Rapidamente conseguimos trazê-lo para Dourados em consulta com a médica que já o acompanhava. Foi internado imediatamente. Teve complicações em seu estado de saúde. Após dez dias ele foi para a UTI por causa de uma pneumonia. Dois dias depois voltou para o quarto. Esse foi o pior dia de nossas vidas juntos. Vovô deitado impotente naquela cama de hospital me olhava com lágrimas nos olhos e pedia: “Aumenta meu oxigênio, não respiro bem...” Olhei para o aparelho e vi que estava no limite.
A enfermeira fez o procedimento adequado. Injetou medicação no soro e restava aguardar a melhora dele. Eu conhecia todos os funcionários do hospital, porque trabalhei por dois anos com eles. Um colega me chamou e disse: “Mi, infelizmente não há mais nada para fazermos. O coração de seu vô está muito fraquinho e irá parar a qualquer momento! Só passa dessa noite por um milagre!”
Voltei ao quarto, sentei-me na beiradinha da cama e balancei as pernas que agora já tocavam o chão. Segurando as lágrimas, para não assustá-lo, disse: “Vozinho, amo muito o senhor! Sou muito feliz por ser meu ‘Avôhai’.” E ele respondeu: “Você está cumprindo aquela promessa de criança, não é mesmo?”. Beijei sua mão e saí do quarto. Liguei para uma tia me substituir no hospital, não poderia ver meu avô partir.

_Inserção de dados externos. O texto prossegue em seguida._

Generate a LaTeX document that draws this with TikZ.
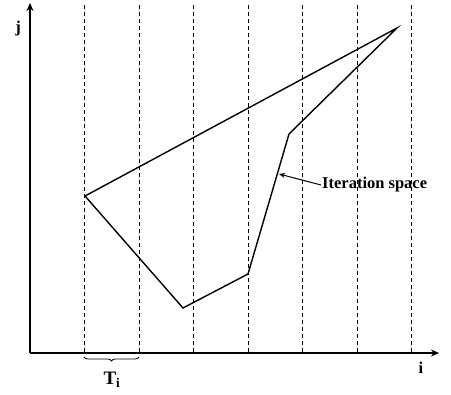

Amanheceu e voltei ao hospital. Quando entrei no quarto, vi meu vô tão lindo, com uma expressão alegre e já nem estava mais com o aparelho de oxigênio.
Dois dias depois ele recebeu alta. Ao sair do quarto, todos os funcionários do hospital estavam em pé no corredor esperando ele passar. Só ouvíamos aplausos para o velho: “Esse parece uma rocha!” disse um enfermeiro. Foi emocionante.
Um mês depois, ele abraçou-se com a morte deixando além da saudade um conselho que eu ouvia desde criança: “Tudo podem lhe tirar, mas o seu conhecimento nunca irão arrancar!”